In our immediate context, this is the primary challenge of the much lauded but little implemented new economic blueprint, Zimbabwe Agenda for Sustainable Social, Economic Transformation (ZimAsset).  Not only in its typical mimicry of the economic blueprints of countries that are perceived to be friendly but in its ideological impetus which would have us all fawn at the alter of state capitalism ala carte China, Angola.
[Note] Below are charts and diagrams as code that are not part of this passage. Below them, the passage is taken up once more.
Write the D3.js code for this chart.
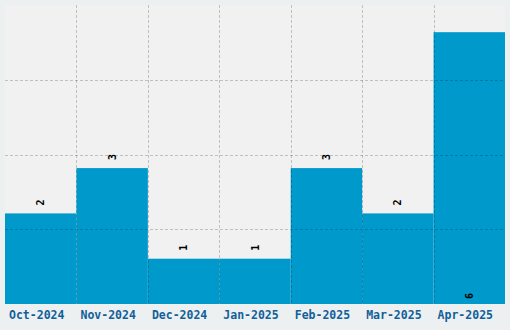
<!DOCTYPE html>
<html>
<head>
<meta charset="utf-8">
<script src="https://cdn.jsdelivr.net/npm/d3@7/dist/d3.min.js"></script>
<style>
  html, body { margin: 0; padding: 0; background: #edf0f1; }
  svg { display: block; }
</style>
</head>
<body>
<svg id="chart"></svg>
<script>
(function () {
    const WIDTH = 510;
    const HEIGHT = 330;

    const months = ['Oct-2024', 'Nov-2024', 'Dec-2024', 'Jan-2025', 'Feb-2025', 'Mar-2025', 'Apr-2025'];
    const counts = [2, 3, 1, 1, 3, 2, 6];

    const BAR_COLOR = '#0099cc';
    const margin = { top: 5, right: 5, bottom: 26, left: 5 };
    const innerW = WIDTH - margin.left - margin.right;
    const innerH = HEIGHT - margin.top - margin.bottom;

    const svg = d3.select('#chart')
        .attr('width', WIDTH)
        .attr('height', HEIGHT);

    const g = svg.append('g')
        .attr('transform', `translate(${margin.left},${margin.top})`);

    const x = d3.scaleBand()
        .domain(months)
        .range([0, innerW])
        .padding(0);

    const y = d3.scaleLinear()
        .domain([0, d3.max(counts) * 1.1])
        .range([innerH, 0]);

    g.append('rect')
        .attr('width', innerW)
        .attr('height', innerH)
        .attr('fill', '#f1f1f1');

    g.selectAll('rect.bar')
        .data(months)
        .join('rect')
        .attr('class', 'bar')
        .attr('x', d => x(d))
        .attr('width', x.bandwidth())
        .attr('y', (d, i) => y(counts[i]))
        .attr('height', (d, i) => innerH - y(counts[i]))
        .attr('fill', BAR_COLOR);

    // grid drawn over the bars, horizontal at quarters of the height
    const grid = g.append('g')
        .attr('stroke', '#000')
        .attr('stroke-opacity', 0.2)
        .attr('stroke-dasharray', '3,2')
        .attr('stroke-width', 1);

    grid.selectAll('line.v')
        .data(months.slice(1))
        .join('line')
        .attr('class', 'v')
        .attr('x1', d => Math.round(x(d)) + 0.5)
        .attr('x2', d => Math.round(x(d)) + 0.5)
        .attr('y1', 0)
        .attr('y2', innerH);

    const yMax = y.domain()[1];
    grid.selectAll('line.h')
        .data([0.25, 0.5, 0.75].map(f => yMax * f))
        .join('line')
        .attr('class', 'h')
        .attr('x1', 0)
        .attr('x2', innerW)
        .attr('y1', d => Math.round(y(d)) + 0.5)
        .attr('y2', d => Math.round(y(d)) + 0.5);

    // value labels, rotated; the tallest bar gets its label inside at the bottom
    const maxCount = d3.max(counts);
    g.selectAll('text.val')
        .data(months)
        .join('text')
        .attr('class', 'val')
        .attr('transform', (d, i) => {
            const cx = x(d) + x.bandwidth() / 2;
            const cy = counts[i] === maxCount ? innerH - 8 : y(counts[i]) - 11;
            return `translate(${cx},${cy}) rotate(-90)`;
        })
        .attr('text-anchor', 'middle')
        .attr('dy', '0.35em')
        .attr('font-family', 'DejaVu Sans Mono, monospace')
        .attr('font-weight', 'bold')
        .attr('font-size', 10)
        .attr('fill', '#000')
        .text((d, i) => counts[i]);

    const xAxis = g.append('g')
        .attr('transform', `translate(-4,${innerH})`)
        .call(d3.axisBottom(x).tickSize(0).tickPadding(7));

    xAxis.select('.domain').remove();
    xAxis.selectAll('text')
        .attr('font-family', 'DejaVu Sans Mono, monospace')
        .attr('font-weight', 'bold')
        .attr('font-size', 11.5)
        .attr('fill', '#11609a');
})();
</script>
</body>
</html>
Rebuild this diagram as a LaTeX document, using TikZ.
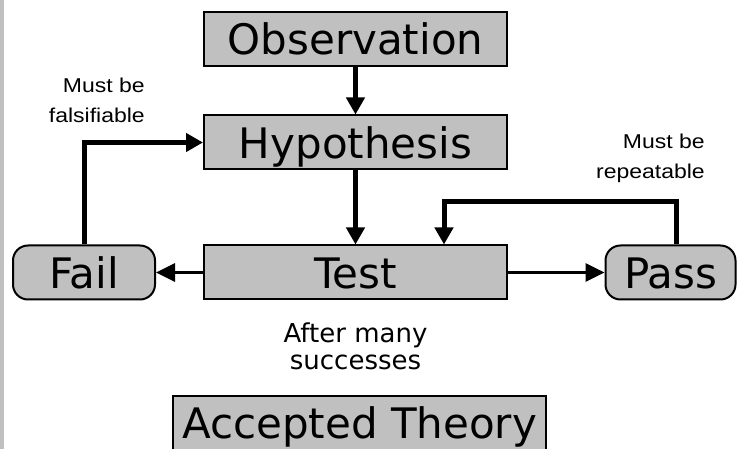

But more because it has no ideological or revolutionary intention to the structural challenges our national economy faces.

It is essentially a programme that  continues to pursue the path of not only externally sourced modernisation programmes, but also retain the structural tenets of a neo-liberal economy imbued with elitist and hegemonic aspirations of existent ruling classes or bourgeoisie.  Both in terms of ideas as well as material investment.

So when one analyses the recent visit by President Mugabe to China in order to seek bilateral agreements in line with ZimAsset, the key issue is not so much to seek repetitions of cold war rhetoric.  Instead it is to measure how these bilateral agreements are contextual and in line with the specific economic challenges that the country is facing.  Furthermore, it is to examine not only the economic model of state capitalism, which is what China has implemented since the late 1980s, but to scrutinize its relevance to our own national context.

As it is, the model of state capitalism, which is the basic ideological premise of ZimAsset, is primed at primarily entrenching a specific hegemonic era in Zimbabwe wherein a ruling party related comprador bourgeoisie  virtually runs the state like a personal business.  In doing so they appropriate state resources in pursuit of making wealth that is predicated on their being in power while at the same time keeping the masses at bay. Preferably by way of quasi performance legitimacy but primarily through benevolence and repression.

So the prospects for the national economy are bleak, especially if one uses social democratic measurements.  There will be some forms of FDI but largely of an infrastructural kind in order to fortify the ruling party’s benevolent but repressive rule.  The realisation of social and economic justice be it in relation to historical grievances such as land distribution or basic social services will  be continually subjected to elite capture and the creation of vacuous public private partnerships.  And in this, politics will again be a key determinant as to what direction the economy takes.

To conclude, I would posit that we perhaps need to begin to attempt to think beyond what we have leanrt as mainstream economics and models of economic development.  I know that there have been attempts to do so, particularly through local, regional and international think-tanks that have called for what they have referred to as the “democratic developmental state”.  It is by and large a proposition that fits into the ‘third way’ framework as has been discussed in the West. 
It is a noble idea except for its assumption of internationalisation and immediate fitting into the lexicon of the Non Profit Industrial Complex.  

The primary challenge is for African states and Zimbabwe in particular not to escape direct ideological questions that are required in order to frame holistic solutions to the economic challenges that we are faced with. And even more-so that these definitions stem from contextual historical, political and economic analysis.

It is therefore imperative that in order to improve the prospects of our economic  recovery in a holistic fashion we undertake the following steps:
  • 1.      Embarking on contextual knowledge production and exchanges within the ambit of greater academic freedom and promotion of innovation.
  • 2.      Determining clearer contextual  ideological praxis upon which our economic development models are formulated and implemented with a bias toward a social democratic framework.
  • 3.      Dismantling the dual/enclave state primarily through addressing our land reform programme’s challenges around the  bifurcation of rural and local government, bio-agriculture, security of tenure, mining, the environment, wildlife
  • 4.      Concertedly integrating the provision of social services (health, education, transport, shelter and food) to the majority poor at little or no cost altogether into all alternative frameworks that are produced.